**Work to do**
Pick out each line with the word "this" from the material that follows.
--- begin Input records ---
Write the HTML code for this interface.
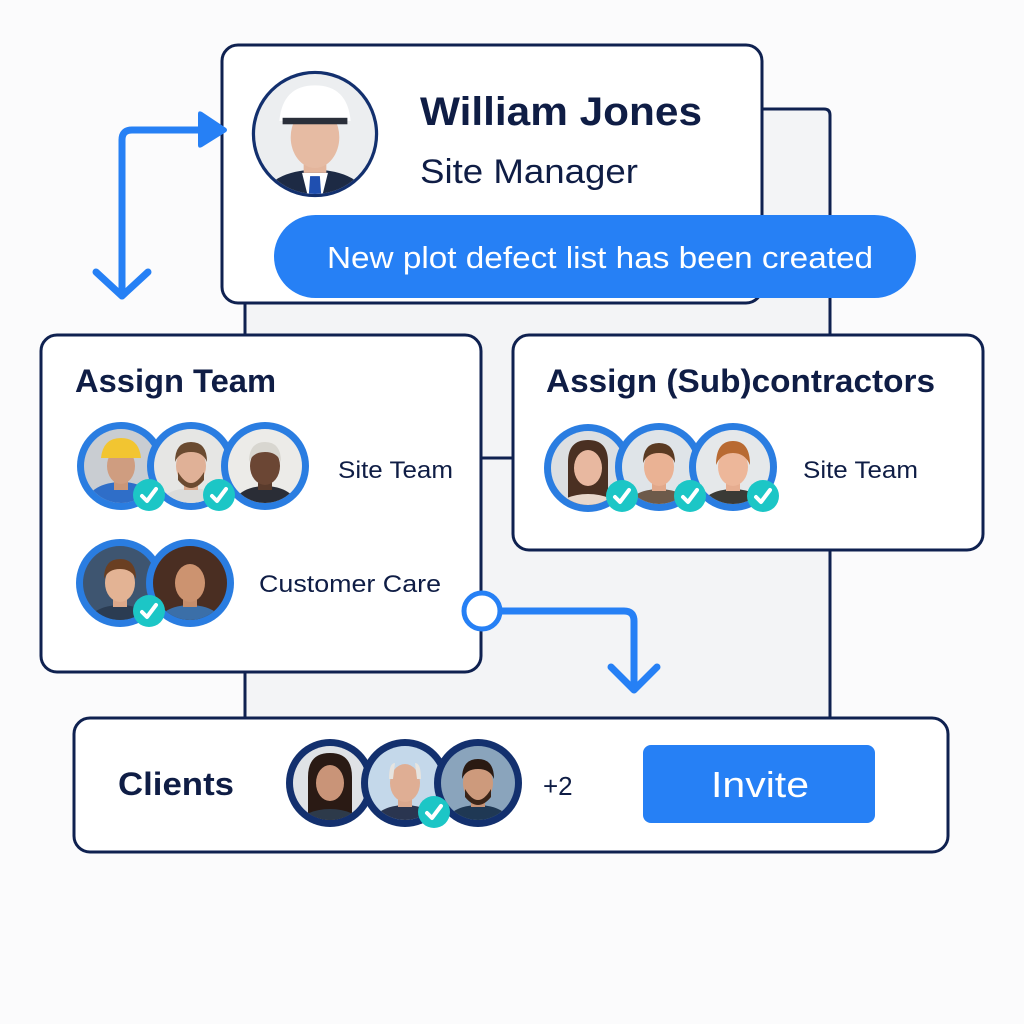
<!DOCTYPE html>
<html><head><meta charset="utf-8"><style>
html,body{margin:0;padding:0;background:#fbfbfc;}
svg{display:block;font-family:"Liberation Sans",sans-serif;}
</style></head><body>
<svg width="1024" height="1024" viewBox="0 0 1024 1024" xmlns="http://www.w3.org/2000/svg">
<defs>
<clipPath id="c"><circle cx="0" cy="0" r="37"/></clipPath>
</defs>
<rect width="1024" height="1024" fill="#fbfbfc"/>
<!-- back panel -->
<path d="M245,718 L245,300 L245,108 L824,108 Q830,108 830,114 L830,718 Z" fill="#f3f4f6"/>
<path d="M762,109 L824,109 Q830,109 830,115 L830,718" fill="none" stroke="#0f2150" stroke-width="3"/>
<line x1="245" y1="300" x2="245" y2="336" stroke="#0f2150" stroke-width="3"/>
<line x1="245" y1="670" x2="245" y2="720" stroke="#0f2150" stroke-width="3"/>
<line x1="481" y1="458" x2="514" y2="458" stroke="#0f2150" stroke-width="3"/>

<!-- top card -->
<rect x="222" y="45" width="540" height="258" rx="16" fill="#fff" stroke="#0f2150" stroke-width="3"/>
<g transform="translate(315,134) scale(1.62)">
<circle r="39" fill="#13306e"/>
<g clip-path="url(#c)">
<rect x="-40" y="-40" width="80" height="80" fill="#eceef0"/>
<ellipse cx="0" cy="40" rx="32" ry="18" fill="#1d2a44"/>
<path d="M-8,24 L8,24 L4,40 L-4,40Z" fill="#fff"/>
<path d="M-3,26 L3,26 L4,40 L-4,40Z" fill="#1f4fb0"/>
<rect x="-7" y="8" width="14" height="16" fill="#e3b59c"/>
<ellipse cx="0" cy="2" rx="15" ry="19" fill="#e6bba3"/>
<path d="M-22,-8 Q-20,-30 0,-30 Q20,-30 22,-8 Z" fill="#fff"/>
<rect x="-20" y="-10" width="40" height="4" fill="#2a2f3a"/>
</g></g>
<text x="420" y="125" font-size="40" font-weight="bold" fill="#0f1d45" textLength="282" lengthAdjust="spacingAndGlyphs">William Jones</text>
<text x="420" y="183" font-size="34" fill="#0f1d45" textLength="218" lengthAdjust="spacingAndGlyphs">Site Manager</text>
<rect x="274" y="215" width="642" height="83" rx="41.5" fill="#2680f5"/>
<text x="600" y="268" font-size="31" fill="#fff" text-anchor="middle" textLength="546" lengthAdjust="spacingAndGlyphs">New plot defect list has been created</text>

<!-- left arrow -->
<path d="M122,296 L122,140 Q122,130 132,130 L202,130" fill="none" stroke="#2680f5" stroke-width="7"/>
<path d="M198,114 Q198,110 202,112 L226,128 Q228,130 226,132 L202,147 Q198,149 198,145 Z" fill="#2680f5"/>
<path d="M96,272 L122,296 L148,272" fill="none" stroke="#2680f5" stroke-width="7" stroke-linecap="round" stroke-linejoin="round"/>

<!-- Assign team card -->
<rect x="41" y="335" width="440" height="337" rx="16" fill="#fff" stroke="#0f2150" stroke-width="3"/>
<text x="75" y="392" font-size="32" font-weight="bold" fill="#0f1d45" textLength="201" lengthAdjust="spacingAndGlyphs">Assign Team</text>
<g transform="translate(121,466)"><circle r="44" fill="#2a7de1"/><g clip-path="url(#c)"><rect x="-40" y="-40" width="80" height="80" fill="#c9cdd2"/><ellipse cx="0" cy="36" rx="34" ry="20" fill="#2f6ec8"/><rect x="-7" y="8" width="14" height="16" fill="#c99678"/><ellipse cx="0" cy="0" rx="14" ry="18" fill="#cf9d80"/><path d="M-20,-8 Q-18,-28 0,-28 Q18,-28 20,-8 Z" fill="#f2c531"/></g></g>
<g transform="translate(191,466)"><circle r="44" fill="#2a7de1"/><g clip-path="url(#c)"><rect x="-40" y="-40" width="80" height="80" fill="#e6e6e4"/><ellipse cx="0" cy="40" rx="32" ry="18" fill="#dcdcda"/><rect x="-7" y="8" width="14" height="16" fill="#d9a98c"/><ellipse cx="0" cy="0" rx="15" ry="19" fill="#e0b197"/><path d="M-13,6 Q0,28 13,6 L13,14 Q0,30 -13,14Z" fill="#6b4a30"/><path d="M-16,-4 Q-16,-24 0,-24 Q16,-24 16,-4 Q12,-14 0,-14 Q-12,-14 -16,-4Z" fill="#6a4a30"/></g></g>
<g transform="translate(265,466)"><circle r="44" fill="#2a7de1"/><g clip-path="url(#c)"><rect x="-40" y="-40" width="80" height="80" fill="#ecebe8"/><ellipse cx="0" cy="40" rx="32" ry="20" fill="#2a2d36"/><rect x="-7" y="8" width="14" height="16" fill="#5a3b2c"/><ellipse cx="0" cy="0" rx="15" ry="19" fill="#6b4634"/><path d="M-16,-4 Q-16,-24 0,-24 Q16,-24 16,-4 Q12,-14 0,-14 Q-12,-14 -16,-4Z" fill="#d8d6d0"/></g></g>
<text x="338" y="478" font-size="24" fill="#0f1d45" textLength="115" lengthAdjust="spacingAndGlyphs">Site Team</text>
<g transform="translate(120,583)"><circle r="44" fill="#2a7de1"/><g clip-path="url(#c)"><rect x="-40" y="-40" width="80" height="80" fill="#3e5570"/><ellipse cx="0" cy="40" rx="32" ry="18" fill="#2b3c52"/><rect x="-7" y="8" width="14" height="16" fill="#dca88a"/><ellipse cx="0" cy="0" rx="15" ry="19" fill="#e3b394"/><path d="M-16,-4 Q-16,-24 0,-24 Q16,-24 16,-4 Q12,-14 0,-14 Q-12,-14 -16,-4Z" fill="#6a3f22"/></g></g>
<g transform="translate(190,583)"><circle r="44" fill="#2a7de1"/><g clip-path="url(#c)"><rect x="-40" y="-40" width="80" height="80" fill="#4a2e22"/><ellipse cx="0" cy="40" rx="32" ry="18" fill="#3b6fa8"/><rect x="-7" y="8" width="14" height="16" fill="#c58d6b"/><ellipse cx="0" cy="0" rx="15" ry="19" fill="#cc9370"/></g></g>
<text x="259" y="592" font-size="24" fill="#0f1d45" textLength="182" lengthAdjust="spacingAndGlyphs">Customer Care</text>
<g fill="#1cc6c6" stroke="#fff" stroke-width="0">
<circle cx="149" cy="495" r="16"/><circle cx="219" cy="495" r="16"/><circle cx="149" cy="611" r="16"/>
</g>
<g fill="none" stroke="#fff" stroke-width="4" stroke-linecap="round" stroke-linejoin="round">
<path d="M142,496 L147,501 L156,489"/><path d="M212,496 L217,501 L226,489"/><path d="M142,612 L147,617 L156,605"/>
</g>

<!-- connector to bottom -->
<path d="M500,611 L624,611 Q634,611 634,621 L634,688" fill="none" stroke="#2680f5" stroke-width="7"/>
<path d="M611,667 L634,690 L657,667" fill="none" stroke="#2680f5" stroke-width="7" stroke-linecap="round" stroke-linejoin="round"/>
<circle cx="482" cy="611" r="18" fill="#fff" stroke="#2680f5" stroke-width="5"/>

<!-- right card -->
<rect x="513" y="335" width="470" height="215" rx="16" fill="#fff" stroke="#0f2150" stroke-width="3"/>
<text x="546" y="392" font-size="32" font-weight="bold" fill="#0f1d45" textLength="389" lengthAdjust="spacingAndGlyphs">Assign (Sub)contractors</text>
<g transform="translate(588,468)"><circle r="44" fill="#2a7de1"/><g clip-path="url(#c)"><rect x="-40" y="-40" width="80" height="80" fill="#dcdfe2"/><path d="M-20,40 L-20,-6 Q-20,-28 0,-28 Q20,-28 20,-6 L20,40Z" fill="#4a3022"/><ellipse cx="0" cy="40" rx="30" ry="14" fill="#e8d8cc"/><ellipse cx="0" cy="0" rx="14" ry="18" fill="#e8b8a0"/></g></g>
<g transform="translate(659,467)"><circle r="44" fill="#2a7de1"/><g clip-path="url(#c)"><rect x="-40" y="-40" width="80" height="80" fill="#dfe4e8"/><ellipse cx="0" cy="40" rx="32" ry="18" fill="#6d5a4a"/><rect x="-7" y="8" width="14" height="16" fill="#e2a88a"/><ellipse cx="0" cy="0" rx="15" ry="19" fill="#eab294"/><path d="M-16,-4 Q-16,-24 0,-24 Q16,-24 16,-4 Q12,-14 0,-14 Q-12,-14 -16,-4Z" fill="#5a3a22"/></g></g>
<g transform="translate(733,467)"><circle r="44" fill="#2a7de1"/><g clip-path="url(#c)"><rect x="-40" y="-40" width="80" height="80" fill="#e5e8ea"/><ellipse cx="0" cy="40" rx="32" ry="18" fill="#3a3a36"/><rect x="-7" y="8" width="14" height="16" fill="#e6ad90"/><ellipse cx="0" cy="0" rx="15" ry="19" fill="#edb79a"/><path d="M-17,-2 Q-17,-26 0,-26 Q17,-26 17,-2 Q12,-14 0,-14 Q-12,-14 -17,-2Z" fill="#b86a32"/></g></g>
<text x="803" y="478" font-size="24" fill="#0f1d45" textLength="115" lengthAdjust="spacingAndGlyphs">Site Team</text>
<g fill="#1cc6c6"><circle cx="622" cy="496" r="16"/><circle cx="690" cy="496" r="16"/><circle cx="763" cy="496" r="16"/></g>
<g fill="none" stroke="#fff" stroke-width="4" stroke-linecap="round" stroke-linejoin="round">
<path d="M615,497 L620,502 L629,490"/><path d="M683,497 L688,502 L697,490"/><path d="M756,497 L761,502 L770,490"/>
</g>

<!-- clients card -->
<rect x="74" y="718" width="874" height="134" rx="16" fill="#fff" stroke="#0f2150" stroke-width="3"/>
<text x="118" y="795" font-size="32" font-weight="bold" fill="#0f1d45" textLength="116" lengthAdjust="spacingAndGlyphs">Clients</text>
<g transform="translate(330,783)"><circle r="44" fill="#13306e"/><g clip-path="url(#c)"><rect x="-40" y="-40" width="80" height="80" fill="#dfe2e6"/><path d="M-22,40 L-22,-6 Q-22,-30 0,-30 Q22,-30 22,-6 L22,40Z" fill="#2a1a14"/><ellipse cx="0" cy="40" rx="30" ry="14" fill="#2d3a4a"/><ellipse cx="0" cy="0" rx="14" ry="18" fill="#c99478"/></g></g>
<g transform="translate(405,783)"><circle r="44" fill="#13306e"/><g clip-path="url(#c)"><rect x="-40" y="-40" width="80" height="80" fill="#c4d8ea"/><ellipse cx="0" cy="40" rx="32" ry="18" fill="#2a3550"/><rect x="-7" y="8" width="14" height="16" fill="#d9a88e"/><ellipse cx="0" cy="0" rx="15" ry="19" fill="#dfae94"/><path d="M-16,-4 Q-16,-20 -10,-20 L-12,-4Z M16,-4 Q16,-20 10,-20 L12,-4Z" fill="#e6e4e0"/></g></g>
<g transform="translate(478,783)"><circle r="44" fill="#13306e"/><g clip-path="url(#c)"><rect x="-40" y="-40" width="80" height="80" fill="#8aa4bc"/><ellipse cx="0" cy="40" rx="32" ry="18" fill="#1f3854"/><rect x="-7" y="8" width="14" height="16" fill="#c59276"/><ellipse cx="0" cy="0" rx="15" ry="19" fill="#cd9a7c"/><path d="M-13,6 Q0,28 13,6 L13,14 Q0,30 -13,14Z" fill="#3a2418"/><path d="M-16,-4 Q-16,-24 0,-24 Q16,-24 16,-4 Q12,-14 0,-14 Q-12,-14 -16,-4Z" fill="#2a1a12"/></g></g>
<circle cx="434" cy="812" r="16" fill="#1cc6c6"/>
<path d="M427,813 L432,818 L441,806" fill="none" stroke="#fff" stroke-width="4" stroke-linecap="round" stroke-linejoin="round"/>
<text x="543" y="795" font-size="26" fill="#0f1d45">+2</text>
<rect x="643" y="745" width="232" height="78" rx="8" fill="#2680f5"/>
<text x="760" y="797" font-size="36" fill="#fff" text-anchor="middle" textLength="98" lengthAdjust="spacingAndGlyphs">Invite</text>
</svg>
</body></html>
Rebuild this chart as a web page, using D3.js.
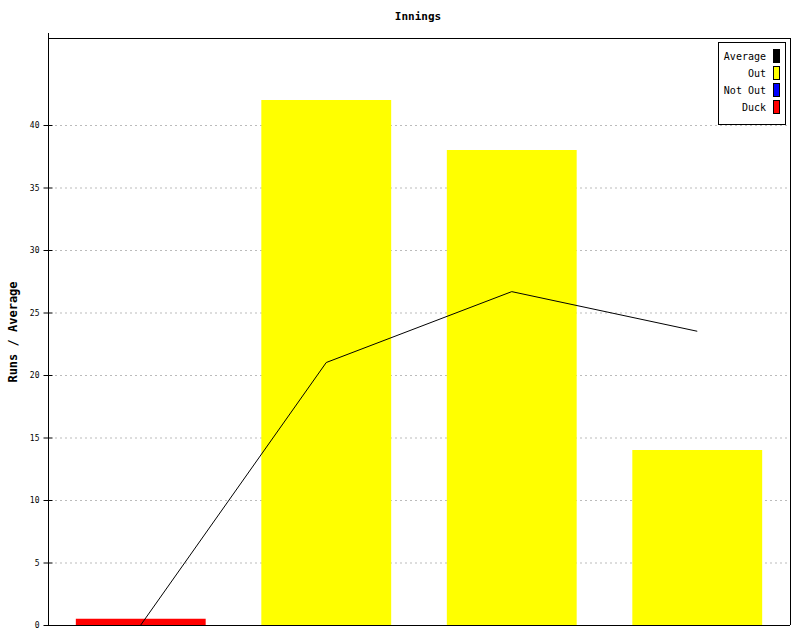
<!DOCTYPE html>
<html><head><meta charset="utf-8">
<script src="https://cdn.jsdelivr.net/npm/d3@7"></script>
<style>body{margin:0;background:#fff}</style>
</head><body>
<script>
const categories = ["1", "2", "3", "4"];
const runs = [0.5, 42, 38, 14];
const kinds = ["Duck", "Out", "Out", "Out"];
const average = [0, 21, 26.67, 23.5];
const yTicks = [0, 5, 10, 15, 20, 25, 30, 35, 40];
const legendItems = ["Average", "Out", "Not Out", "Duck"];
const colors = {Average: "#000000", Out: "#ffff00", "Not Out": "#0000ff", Duck: "#ff0000"};

const W = 800, H = 640;
const m = {left: 48, right: 10, top: 38, bottom: 15};
const svg = d3.select("body").append("svg").attr("width", W).attr("height", H)
  .style("font-family", "'DejaVu Sans Mono', monospace");

const x = d3.scaleBand().domain(categories).range([m.left, W - m.right]).paddingInner(0.3).paddingOuter(0.15);
const y = d3.scaleLinear().domain([0, 46.96]).range([H - m.bottom, m.top]);

// grid
svg.append("g").selectAll("line").data(yTicks.filter(d => d > 0)).join("line")
  .attr("x1", m.left + 7).attr("x2", W - m.right)
  .attr("y1", d => y(d) + 0.5).attr("y2", d => y(d) + 0.5)
  .attr("stroke", "#bbb").attr("stroke-dasharray", "2,3");

// bars
svg.append("g").selectAll("rect").data(runs).join("rect")
  .attr("x", (d, i) => x(categories[i]))
  .attr("width", x.bandwidth())
  .attr("y", d => y(d))
  .attr("height", d => y(0) - y(d))
  .attr("fill", (d, i) => colors[kinds[i]]);

// line
const line = d3.line().x((d, i) => x(categories[i]) + x.bandwidth() / 2).y(d => y(d));
svg.append("path").datum(average).attr("d", line).attr("fill", "none")
  .attr("stroke", "#000").attr("stroke-width", 1);

// frame
svg.append("line").attr("x1", m.left).attr("x2", W - m.right).attr("y1", m.top + 0.5).attr("y2", m.top + 0.5).attr("stroke", "#000");
svg.append("line").attr("x1", W - m.right + 0.5).attr("x2", W - m.right + 0.5).attr("y1", m.top).attr("y2", H - m.bottom).attr("stroke", "#000");

// y axis
const yAxis = d3.axisLeft(y).tickValues(yTicks).tickSize(5).tickPadding(4).tickSizeOuter(0);
const ga = svg.append("g").attr("transform", `translate(${m.left + 0.5},0)`).call(yAxis);
ga.select(".domain").remove();
ga.selectAll(".tick line").attr("x2", 4).attr("x1", -5);
ga.selectAll("text").style("font-size", "8px").style("font-family", "'DejaVu Sans Mono', monospace");
svg.append("line").attr("x1", m.left + 0.5).attr("x2", m.left + 0.5).attr("y1", m.top - 5).attr("y2", H - m.bottom).attr("stroke", "#000");
// x axis
svg.append("line").attr("x1", m.left).attr("x2", W - m.right).attr("y1", H - m.bottom + 0.5).attr("y2", H - m.bottom + 0.5).attr("stroke", "#000");

// title
svg.append("text").attr("x", 418).attr("y", 20).attr("text-anchor", "middle")
  .style("font-size", "11px").style("font-weight", "bold").text("Innings");
svg.append("text").attr("transform", `translate(17,${332}) rotate(-90)`).attr("text-anchor", "middle")
  .style("font-size", "12px").style("font-weight", "bold").text("Runs / Average");

// legend
const lg = svg.append("g");
lg.append("rect").attr("x", 718.5).attr("y", 42.5).attr("width", 67).attr("height", 82)
  .attr("fill", "#fff").attr("stroke", "#000");
legendItems.forEach((k, i) => {
  const cy = 56 + i * 17;
  lg.append("text").attr("x", 766).attr("y", cy + 4).attr("text-anchor", "end")
    .attr("fill", "#000").style("font-size", "10px").text(k);
  lg.append("rect").attr("x", 773.5).attr("y", cy - 6.5).attr("width", 6).attr("height", 13)
    .attr("fill", colors[k]).attr("stroke", "#000");
});
</script>
</body></html>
--- end Input records ---
**Response**
Write the HTML code for this interface.
Rebuild this chart as a web page, using D3.js.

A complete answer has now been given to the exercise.